A radio man in a “smart suit” tries to lecture the crowd about what a story should be, saying that “the best stories did not mean the most frightening or the saddest,” but the crowd is having none of it. The narrator notes that, “A man the size of an elephant whispered into my ear, ‘It’s bullshit what the bullshitter says. A story’s a story, whether it’s beautiful or bullshit.'”
Blasim seems to believe in the sheer power of the storytelling act, saying more than once that: “If you put a camera in the street in the West people walk by, but if you put a camera in the street in Baghdad everyone wants to tell their story.” And he has consistently not listened to the man in the smart suit, going his own way in putting together stories that the Al Akhbar review complains display the aesthetics of “shock and awe.”
Perhaps so. But sometimes, when the stories land, they really hit their mark.
Background on the award:
The IFFP judges this year were Alev Adil, Natalie Haynes, Nadifa Mohamed, Boyd Tonkin, and Shaun Whiteside. The Prize honors “the best work of fiction by a living author, which has been translated into English from any other language and published in the United Kingdom.” The IFFP gives the winning author and translator equal status, and each receives £5,000.
The award was first given in 1990 to Orhan Pamuk and translator Victoria Holbrook for The White Castle and ran until 1995. It was revived in 2000 with the support of Arts Council England, and has since gone to W G Sebald and Anthea Bell, Per Olov Enquist and Tiina Nunnally, and Gerbrand Bakker and David Colmer, among others.

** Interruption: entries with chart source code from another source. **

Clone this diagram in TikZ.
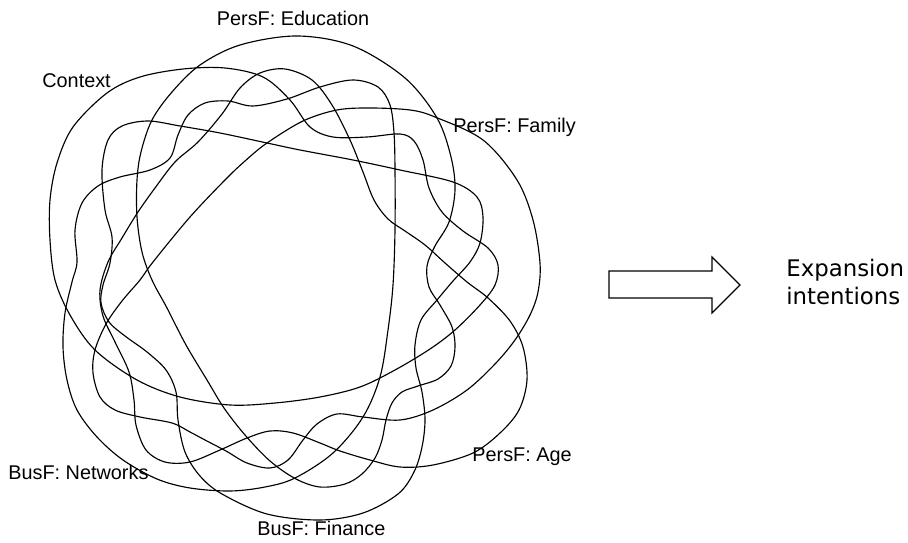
\documentclass[tikz,border=0pt]{standalone}
\usepackage{fontspec}
\setmainfont{Liberation Sans}
\newfontfamily\dejavu{DejaVu Sans}
\begin{document}
\begin{tikzpicture}[x=0.02cm,y=-0.02cm,
  venn/.style={line width=0.65pt, black},
  lbl/.style={font=\fontsize{11.3}{13}\selectfont, inner sep=0pt},
  outtxt/.style={font=\dejavu\fontsize{13}{15.5}\selectfont, inner sep=0pt, align=left}]
\useasboundingbox (0,0) rectangle (908,543);
% Context
\draw[venn] plot[smooth cycle, tension=0.55] coordinates {(183,69) (140,77) (107,93) (73,127) (57,163) (50,200) (50,240) (55,280) (70,315) (95,350) (137,380) (180,397) (230,405) (275,403) (320,397) (360,387) (395,370) (430,349) (455,330) (480,305) (495,285) (498,265) (488,248) (463,231) (442,212) (429,188) (423,160) (414,141) (400,134) (367,137) (333,137) (310,127) (290,100) (263,77) (225,68)};
% Networks
\draw[venn] plot[smooth cycle, tension=0.55] coordinates {(72,282) (65,313) (63,347) (67,380) (77,410) (97,437) (123,460) (157,479) (190,488) (230,491) (265,487) (295,478) (333,453) (363,417) (380,377) (388,330) (393,285) (395,230) (395,170) (394,133) (390,105) (378,87) (353,80) (320,87) (287,99) (253,106) (228,101) (205,103) (188,115) (178,135) (170,158) (150,170) (120,177) (98,186) (82,203) (75,230) (77,262)};
% Finance
\draw[venn] plot[smooth cycle, tension=0.55] coordinates {(477,197) (453,182) (400,170) (353,160) (300,150) (267,143) (220,133) (180,126) (148,121) (122,126) (108,140) (102,170) (105,210) (112,237) (110,263) (103,285) (101,303) (109,322) (125,336) (147,352) (166,370) (176,392) (178,420) (185,452) (200,476) (222,494) (267,514) (320,520) (363,513) (398,494) (414,472) (422,447) (425,420) (422,392) (416,368) (415,345) (421,320) (437,300) (453,281) (470,262) (480,243) (483,217)};
% Family
\draw[venn] plot[smooth cycle, tension=0.55] coordinates {(410,110) (435,117) (483,140) (517,180) (533,220) (540,263) (538,292) (530,315) (515,340) (495,364) (467,390) (433,410) (400,420) (363,417) (337,414) (317,424) (303,440) (288,460) (270,468) (247,463) (226,451) (205,440) (190,432) (172,423) (140,417) (115,410) (100,397) (93,373) (95,350) (106,324) (122,301) (140,280) (153,262) (190,217) (225,180) (245,161) (267,143) (303,121) (337,110) (370,108)};
% Education
\draw[venn] plot[smooth cycle, tension=0.55] coordinates {(297,36) (353,46) (405,78) (437,118) (451,157) (455,190) (449,222) (435,246) (427,266) (429,287) (440,305) (452,327) (455,347) (451,366) (438,379) (418,386) (402,392) (392,403) (386,420) (382,440) (375,458) (362,474) (345,484) (320,487) (296,479) (270,461) (245,435) (224,408) (207,380) (186,345) (167,308) (152,280) (142,252) (137,217) (137,180) (141,152) (152,120) (172,92) (200,65) (240,45)};
% Age
\draw[venn] plot[smooth cycle, tension=0.55] coordinates {(400,467) (433,465) (473,453) (500,433) (519,410) (527,380) (523,347) (510,321) (488,298) (467,282) (445,263) (425,245) (405,231) (388,219) (374,200) (363,172) (350,140) (332,105) (312,80) (285,69) (260,73) (240,88) (222,114) (198,142) (175,162) (155,188) (138,212) (122,238) (108,262) (100,290) (103,316) (115,342) (129,372) (134,400) (136,425) (146,450) (165,462) (190,462) (220,450) (247,438) (270,431) (293,433) (320,443) (340,451) (370,460)};
% labels
\node[lbl] (edu) at (293,18) {PersF: Education};
\node[lbl, anchor=west] (ctx) at (42,81) {Context};
\node[lbl, anchor=west] (fam) at (453,127) {PersF: Family};
\node[lbl, anchor=west] (age) at (472,457) {PersF: Age};
\node[lbl, anchor=west] (fin) at (257,528) {BusF: Finance};
\node[lbl, anchor=west] (net) at (8,472) {BusF: Networks};
% arrow
\draw[line width=0.7pt] (609,271) -- (712,271) -- (712,257) -- (740,285) -- (712,313) -- (712,298) -- (609,298) -- cycle;
\node[outtxt, anchor=west] (exp) at (786,270) {Expansion};
\node[outtxt, anchor=west] (int) at (786,296) {intentions};
\end{tikzpicture}
\end{document}
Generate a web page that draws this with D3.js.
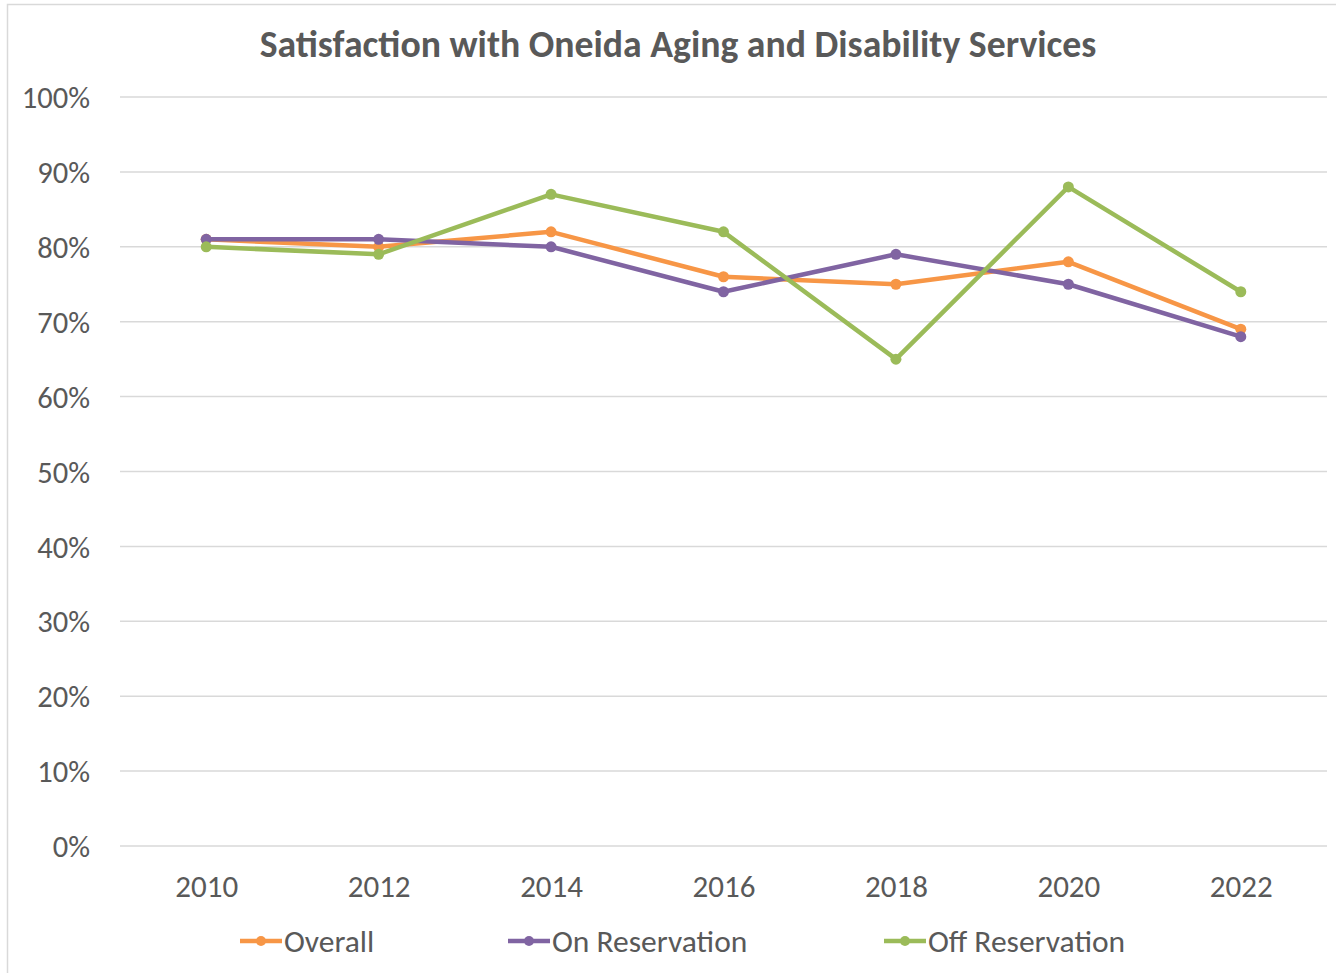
<!DOCTYPE html>
<html><head><meta charset="utf-8">
<script src="https://cdn.jsdelivr.net/npm/d3@7"></script>
<style>body{margin:0;background:#fff}svg{display:block}</style>
</head><body>
<svg id="chart" width="1336" height="973"></svg>
<script>
const title = "Satisfaction with Oneida Aging and Disability Services";
const years = ["2010","2012","2014","2016","2018","2020","2022"];
const overall = [0.81, 0.80, 0.82, 0.76, 0.75, 0.78, 0.69];
const onReservation = [0.81, 0.81, 0.80, 0.74, 0.79, 0.75, 0.68];
const offReservation = [0.80, 0.79, 0.87, 0.82, 0.65, 0.88, 0.74];
const seriesNames = ["Overall", "On Reservation", "Off Reservation"];
const seriesColors = ["#F79646", "#8064A2", "#9BBB59"];
const yTicks = [0,0.1,0.2,0.3,0.4,0.5,0.6,0.7,0.8,0.9,1.0];

const series = [overall, onReservation, offReservation].map((v,i)=>({name:seriesNames[i], color:seriesColors[i], values:v}));
const svg = d3.select("#chart");
const font = "Carlito, Calibri, 'Open Sans', sans-serif";

// chart border
svg.append("path").attr("d","M7.5,973 V4.5 H1336").attr("fill","none").attr("stroke","#d9d9d9").attr("stroke-width",1.5);

const x = d3.scalePoint().domain(years).range([120,1327]).padding(0.5);
const y = d3.scaleLinear().domain([0,1]).range([846,97]);

// gridlines
svg.append("g").selectAll("line").data(yTicks).join("line")
  .attr("x1",120).attr("x2",1327).attr("y1",d=>y(d)).attr("y2",d=>y(d))
  .attr("stroke","#d9d9d9").attr("stroke-width",1.5);

// y axis
const yAxis = svg.append("g").attr("transform","translate(90,0)")
  .call(d3.axisLeft(y).tickValues(yTicks).tickFormat(d3.format(".0%")).tickSize(0).tickPadding(0));
yAxis.select(".domain").remove();
yAxis.selectAll("text").attr("font-family",font).attr("font-size",30.5).attr("fill","#595959").attr("dy","0.35em");

// x axis
const xAxis = svg.append("g").attr("transform","translate(0,886)")
  .call(d3.axisBottom(x).tickSize(0).tickPadding(0));
xAxis.select(".domain").remove();
xAxis.selectAll("text").attr("font-family",font).attr("font-size",31).attr("fill","#595959").attr("dy","0.35em");

// lines
const line = d3.line().x((d,i)=>x(years[i])).y(d=>y(d));
series.forEach(s=>{
  const g = svg.append("g");
  g.append("path").attr("d",line(s.values)).attr("fill","none").attr("stroke",s.color)
    .attr("stroke-width",4.5).attr("stroke-linejoin","round").attr("stroke-linecap","round");
  g.selectAll("circle").data(s.values).join("circle")
    .attr("cx",(d,i)=>x(years[i])).attr("cy",d=>y(d)).attr("r",5.5).attr("fill",s.color);
});

// title
const t = svg.append("text").attr("x",678).attr("y",44).attr("text-anchor","middle").attr("dy","0.35em")
  .attr("font-family",font).attr("font-weight","bold").attr("font-size",31).attr("fill","#595959").text(title);
const tw = t.node().getComputedTextLength();
t.attr("font-size",31*837/tw);

// legend
const legendX = [240, 508, 884];
series.forEach((s,i)=>{
  const g = svg.append("g").attr("transform",`translate(${legendX[i]},941)`);
  g.append("line").attr("x1",0).attr("x2",42).attr("stroke",s.color).attr("stroke-width",4.5);
  g.append("circle").attr("cx",21).attr("r",5).attr("fill",s.color);
  g.append("text").attr("x",44).attr("dy","0.35em").attr("font-family",font).attr("font-size",31.5)
    .attr("fill","#595959").text(s.name);
});
</script>
</body></html>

One Arabic work has been previously shortlisted — Hanan al-Shaykh’s Only in London. Elias Khoury’s towering Yalo made the longlist in 2010, and Khaled Khalifa’s In Praise of Hatred made the longlist in 2013. But Khoury’s celebrated Gate of the Sun, for instance, went unrecognized by the IFFP judges.
This year’s longlist included 15 books from 10 languages. Sinan Antoon’s The Corpse Washer, trans. the author, was also on the 2014 longlist.